* _Information provided_
>>>

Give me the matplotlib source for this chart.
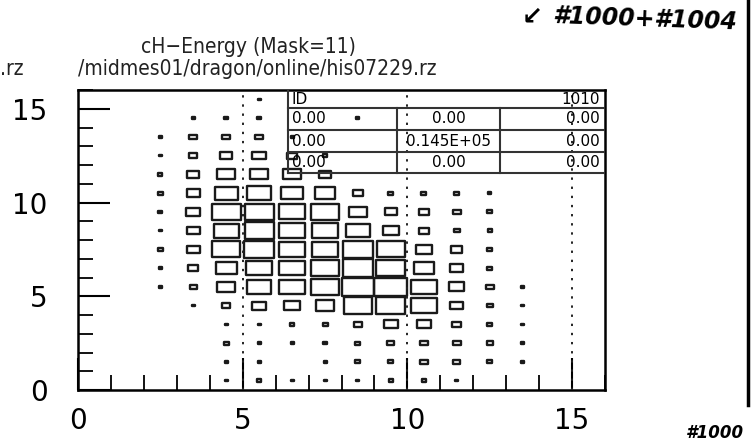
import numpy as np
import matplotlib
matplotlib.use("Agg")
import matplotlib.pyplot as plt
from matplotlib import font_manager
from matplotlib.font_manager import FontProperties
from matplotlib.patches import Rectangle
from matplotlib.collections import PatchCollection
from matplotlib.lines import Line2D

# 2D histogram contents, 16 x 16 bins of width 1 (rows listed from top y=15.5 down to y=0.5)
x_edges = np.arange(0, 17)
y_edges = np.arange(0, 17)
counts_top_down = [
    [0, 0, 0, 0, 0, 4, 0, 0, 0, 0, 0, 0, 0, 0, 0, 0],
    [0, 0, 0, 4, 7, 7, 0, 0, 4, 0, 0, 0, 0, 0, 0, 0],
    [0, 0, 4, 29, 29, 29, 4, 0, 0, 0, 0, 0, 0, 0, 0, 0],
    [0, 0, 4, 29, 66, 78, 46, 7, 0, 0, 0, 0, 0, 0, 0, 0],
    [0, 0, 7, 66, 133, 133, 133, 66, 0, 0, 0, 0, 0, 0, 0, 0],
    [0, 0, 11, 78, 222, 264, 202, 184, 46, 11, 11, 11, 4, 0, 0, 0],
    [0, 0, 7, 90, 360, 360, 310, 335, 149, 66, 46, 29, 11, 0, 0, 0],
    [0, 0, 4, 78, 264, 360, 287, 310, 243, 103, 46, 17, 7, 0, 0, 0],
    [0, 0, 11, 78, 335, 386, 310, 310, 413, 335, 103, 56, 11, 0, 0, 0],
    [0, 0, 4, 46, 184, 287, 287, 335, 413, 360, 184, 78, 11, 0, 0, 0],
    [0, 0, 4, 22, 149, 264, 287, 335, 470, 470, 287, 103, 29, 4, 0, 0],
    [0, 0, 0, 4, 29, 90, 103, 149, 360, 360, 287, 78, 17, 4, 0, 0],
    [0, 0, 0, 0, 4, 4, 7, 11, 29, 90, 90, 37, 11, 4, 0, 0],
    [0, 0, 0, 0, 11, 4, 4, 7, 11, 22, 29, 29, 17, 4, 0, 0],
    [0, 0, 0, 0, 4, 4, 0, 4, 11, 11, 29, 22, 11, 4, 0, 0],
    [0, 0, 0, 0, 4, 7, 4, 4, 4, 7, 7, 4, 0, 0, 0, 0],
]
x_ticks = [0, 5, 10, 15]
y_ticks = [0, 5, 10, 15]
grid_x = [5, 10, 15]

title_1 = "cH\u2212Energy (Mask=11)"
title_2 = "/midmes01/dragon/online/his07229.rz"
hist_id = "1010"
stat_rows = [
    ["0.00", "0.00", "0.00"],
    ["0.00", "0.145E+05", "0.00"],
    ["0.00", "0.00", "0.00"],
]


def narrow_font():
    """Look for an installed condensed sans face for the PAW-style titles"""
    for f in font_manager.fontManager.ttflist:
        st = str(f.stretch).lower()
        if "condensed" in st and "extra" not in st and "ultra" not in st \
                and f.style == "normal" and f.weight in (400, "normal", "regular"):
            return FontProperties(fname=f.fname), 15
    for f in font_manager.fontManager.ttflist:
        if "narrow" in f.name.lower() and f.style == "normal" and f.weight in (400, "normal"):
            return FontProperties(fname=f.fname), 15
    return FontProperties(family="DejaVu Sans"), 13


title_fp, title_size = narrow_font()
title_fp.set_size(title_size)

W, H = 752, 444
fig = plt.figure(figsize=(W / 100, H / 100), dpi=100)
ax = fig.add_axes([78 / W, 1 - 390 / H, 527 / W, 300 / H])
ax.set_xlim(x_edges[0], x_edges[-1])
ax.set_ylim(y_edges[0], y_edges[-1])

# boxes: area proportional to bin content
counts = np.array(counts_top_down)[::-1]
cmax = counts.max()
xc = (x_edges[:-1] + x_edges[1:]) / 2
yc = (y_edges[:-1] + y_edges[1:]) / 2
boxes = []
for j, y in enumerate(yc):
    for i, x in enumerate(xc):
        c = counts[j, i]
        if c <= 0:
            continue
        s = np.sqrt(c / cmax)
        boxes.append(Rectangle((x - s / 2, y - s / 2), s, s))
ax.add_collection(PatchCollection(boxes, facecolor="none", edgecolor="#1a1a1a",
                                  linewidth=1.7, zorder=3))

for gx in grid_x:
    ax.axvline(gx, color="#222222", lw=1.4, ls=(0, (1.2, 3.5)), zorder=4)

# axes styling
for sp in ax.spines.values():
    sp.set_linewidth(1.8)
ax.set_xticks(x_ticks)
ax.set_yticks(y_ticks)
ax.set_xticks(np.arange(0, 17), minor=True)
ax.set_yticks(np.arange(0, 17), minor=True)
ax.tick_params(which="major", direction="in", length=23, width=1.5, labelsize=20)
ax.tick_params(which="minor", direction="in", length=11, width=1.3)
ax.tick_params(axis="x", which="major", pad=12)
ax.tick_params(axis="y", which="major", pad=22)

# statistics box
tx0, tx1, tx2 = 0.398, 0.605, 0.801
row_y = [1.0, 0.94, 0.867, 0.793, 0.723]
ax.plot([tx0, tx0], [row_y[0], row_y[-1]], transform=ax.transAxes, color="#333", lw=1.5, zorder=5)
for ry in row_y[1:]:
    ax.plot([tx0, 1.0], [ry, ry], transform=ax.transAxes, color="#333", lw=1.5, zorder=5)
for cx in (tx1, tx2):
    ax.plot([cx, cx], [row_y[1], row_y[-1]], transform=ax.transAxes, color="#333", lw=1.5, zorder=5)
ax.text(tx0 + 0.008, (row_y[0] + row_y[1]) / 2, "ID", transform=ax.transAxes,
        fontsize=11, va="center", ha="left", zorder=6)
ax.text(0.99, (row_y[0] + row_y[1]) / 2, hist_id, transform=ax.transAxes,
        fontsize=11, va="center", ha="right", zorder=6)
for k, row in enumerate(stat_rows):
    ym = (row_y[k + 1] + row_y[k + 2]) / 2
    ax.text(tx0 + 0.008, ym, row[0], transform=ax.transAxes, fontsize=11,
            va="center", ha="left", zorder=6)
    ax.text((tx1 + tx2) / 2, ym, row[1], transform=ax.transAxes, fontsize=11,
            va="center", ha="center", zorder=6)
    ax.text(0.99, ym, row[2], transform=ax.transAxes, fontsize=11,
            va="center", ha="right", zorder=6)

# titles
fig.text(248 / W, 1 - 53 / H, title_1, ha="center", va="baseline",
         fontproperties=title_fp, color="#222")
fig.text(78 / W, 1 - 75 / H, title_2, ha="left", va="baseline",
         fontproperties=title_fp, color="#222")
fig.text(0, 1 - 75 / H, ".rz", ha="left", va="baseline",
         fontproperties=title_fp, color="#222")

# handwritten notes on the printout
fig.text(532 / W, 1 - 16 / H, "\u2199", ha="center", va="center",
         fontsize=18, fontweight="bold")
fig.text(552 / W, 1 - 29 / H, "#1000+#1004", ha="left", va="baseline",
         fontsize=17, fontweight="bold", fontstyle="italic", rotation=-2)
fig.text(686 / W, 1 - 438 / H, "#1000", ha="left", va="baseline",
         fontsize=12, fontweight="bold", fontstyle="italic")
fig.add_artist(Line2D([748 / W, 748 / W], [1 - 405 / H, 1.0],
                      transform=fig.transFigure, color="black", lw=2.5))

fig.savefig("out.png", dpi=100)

<<<

* _Written problem_
Go through the listing above and write it out again exactly, dropping the pictures.

* _Result of the exercise_
Give me the matplotlib source for this chart.
import numpy as np
import matplotlib
matplotlib.use("Agg")
import matplotlib.pyplot as plt
from matplotlib import font_manager
from matplotlib.font_manager import FontProperties
from matplotlib.patches import Rectangle
from matplotlib.collections import PatchCollection
from matplotlib.lines import Line2D

# 2D histogram contents, 16 x 16 bins of width 1 (rows listed from top y=15.5 down to y=0.5)
x_edges = np.arange(0, 17)
y_edges = np.arange(0, 17)
counts_top_down = [
    [0, 0, 0, 0, 0, 4, 0, 0, 0, 0, 0, 0, 0, 0, 0, 0],
    [0, 0, 0, 4, 7, 7, 0, 0, 4, 0, 0, 0, 0, 0, 0, 0],
    [0, 0, 4, 29, 29, 29, 4, 0, 0, 0, 0, 0, 0, 0, 0, 0],
    [0, 0, 4, 29, 66, 78, 46, 7, 0, 0, 0, 0, 0, 0, 0, 0],
    [0, 0, 7, 66, 133, 133, 133, 66, 0, 0, 0, 0, 0, 0, 0, 0],
    [0, 0, 11, 78, 222, 264, 202, 184, 46, 11, 11, 11, 4, 0, 0, 0],
    [0, 0, 7, 90, 360, 360, 310, 335, 149, 66, 46, 29, 11, 0, 0, 0],
    [0, 0, 4, 78, 264, 360, 287, 310, 243, 103, 46, 17, 7, 0, 0, 0],
    [0, 0, 11, 78, 335, 386, 310, 310, 413, 335, 103, 56, 11, 0, 0, 0],
    [0, 0, 4, 46, 184, 287, 287, 335, 413, 360, 184, 78, 11, 0, 0, 0],
    [0, 0, 4, 22, 149, 264, 287, 335, 470, 470, 287, 103, 29, 4, 0, 0],
    [0, 0, 0, 4, 29, 90, 103, 149, 360, 360, 287, 78, 17, 4, 0, 0],
    [0, 0, 0, 0, 4, 4, 7, 11, 29, 90, 90, 37, 11, 4, 0, 0],
    [0, 0, 0, 0, 11, 4, 4, 7, 11, 22, 29, 29, 17, 4, 0, 0],
    [0, 0, 0, 0, 4, 4, 0, 4, 11, 11, 29, 22, 11, 4, 0, 0],
    [0, 0, 0, 0, 4, 7, 4, 4, 4, 7, 7, 4, 0, 0, 0, 0],
]
x_ticks = [0, 5, 10, 15]
y_ticks = [0, 5, 10, 15]
grid_x = [5, 10, 15]

title_1 = "cH\u2212Energy (Mask=11)"
title_2 = "/midmes01/dragon/online/his07229.rz"
hist_id = "1010"
stat_rows = [
    ["0.00", "0.00", "0.00"],
    ["0.00", "0.145E+05", "0.00"],
    ["0.00", "0.00", "0.00"],
]


def narrow_font():
    """Look for an installed condensed sans face for the PAW-style titles"""
    for f in font_manager.fontManager.ttflist:
        st = str(f.stretch).lower()
        if "condensed" in st and "extra" not in st and "ultra" not in st \
                and f.style == "normal" and f.weight in (400, "normal", "regular"):
            return FontProperties(fname=f.fname), 15
    for f in font_manager.fontManager.ttflist:
        if "narrow" in f.name.lower() and f.style == "normal" and f.weight in (400, "normal"):
            return FontProperties(fname=f.fname), 15
    return FontProperties(family="DejaVu Sans"), 13


title_fp, title_size = narrow_font()
title_fp.set_size(title_size)

W, H = 752, 444
fig = plt.figure(figsize=(W / 100, H / 100), dpi=100)
ax = fig.add_axes([78 / W, 1 - 390 / H, 527 / W, 300 / H])
ax.set_xlim(x_edges[0], x_edges[-1])
ax.set_ylim(y_edges[0], y_edges[-1])

# boxes: area proportional to bin content
counts = np.array(counts_top_down)[::-1]
cmax = counts.max()
xc = (x_edges[:-1] + x_edges[1:]) / 2
yc = (y_edges[:-1] + y_edges[1:]) / 2
boxes = []
for j, y in enumerate(yc):
    for i, x in enumerate(xc):
        c = counts[j, i]
        if c <= 0:
            continue
        s = np.sqrt(c / cmax)
        boxes.append(Rectangle((x - s / 2, y - s / 2), s, s))
ax.add_collection(PatchCollection(boxes, facecolor="none", edgecolor="#1a1a1a",
                                  linewidth=1.7, zorder=3))

for gx in grid_x:
    ax.axvline(gx, color="#222222", lw=1.4, ls=(0, (1.2, 3.5)), zorder=4)

# axes styling
for sp in ax.spines.values():
    sp.set_linewidth(1.8)
ax.set_xticks(x_ticks)
ax.set_yticks(y_ticks)
ax.set_xticks(np.arange(0, 17), minor=True)
ax.set_yticks(np.arange(0, 17), minor=True)
ax.tick_params(which="major", direction="in", length=23, width=1.5, labelsize=20)
ax.tick_params(which="minor", direction="in", length=11, width=1.3)
ax.tick_params(axis="x", which="major", pad=12)
ax.tick_params(axis="y", which="major", pad=22)

# statistics box
tx0, tx1, tx2 = 0.398, 0.605, 0.801
row_y = [1.0, 0.94, 0.867, 0.793, 0.723]
ax.plot([tx0, tx0], [row_y[0], row_y[-1]], transform=ax.transAxes, color="#333", lw=1.5, zorder=5)
for ry in row_y[1:]:
    ax.plot([tx0, 1.0], [ry, ry], transform=ax.transAxes, color="#333", lw=1.5, zorder=5)
for cx in (tx1, tx2):
    ax.plot([cx, cx], [row_y[1], row_y[-1]], transform=ax.transAxes, color="#333", lw=1.5, zorder=5)
ax.text(tx0 + 0.008, (row_y[0] + row_y[1]) / 2, "ID", transform=ax.transAxes,
        fontsize=11, va="center", ha="left", zorder=6)
ax.text(0.99, (row_y[0] + row_y[1]) / 2, hist_id, transform=ax.transAxes,
        fontsize=11, va="center", ha="right", zorder=6)
for k, row in enumerate(stat_rows):
    ym = (row_y[k + 1] + row_y[k + 2]) / 2
    ax.text(tx0 + 0.008, ym, row[0], transform=ax.transAxes, fontsize=11,
            va="center", ha="left", zorder=6)
    ax.text((tx1 + tx2) / 2, ym, row[1], transform=ax.transAxes, fontsize=11,
            va="center", ha="center", zorder=6)
    ax.text(0.99, ym, row[2], transform=ax.transAxes, fontsize=11,
            va="center", ha="right", zorder=6)

# titles
fig.text(248 / W, 1 - 53 / H, title_1, ha="center", va="baseline",
         fontproperties=title_fp, color="#222")
fig.text(78 / W, 1 - 75 / H, title_2, ha="left", va="baseline",
         fontproperties=title_fp, color="#222")
fig.text(0, 1 - 75 / H, ".rz", ha="left", va="baseline",
         fontproperties=title_fp, color="#222")

# handwritten notes on the printout
fig.text(532 / W, 1 - 16 / H, "\u2199", ha="center", va="center",
         fontsize=18, fontweight="bold")
fig.text(552 / W, 1 - 29 / H, "#1000+#1004", ha="left", va="baseline",
         fontsize=17, fontweight="bold", fontstyle="italic", rotation=-2)
fig.text(686 / W, 1 - 438 / H, "#1000", ha="left", va="baseline",
         fontsize=12, fontweight="bold", fontstyle="italic")
fig.add_artist(Line2D([748 / W, 748 / W], [1 - 405 / H, 1.0],
                      transform=fig.transFigure, color="black", lw=2.5))

fig.savefig("out.png", dpi=100)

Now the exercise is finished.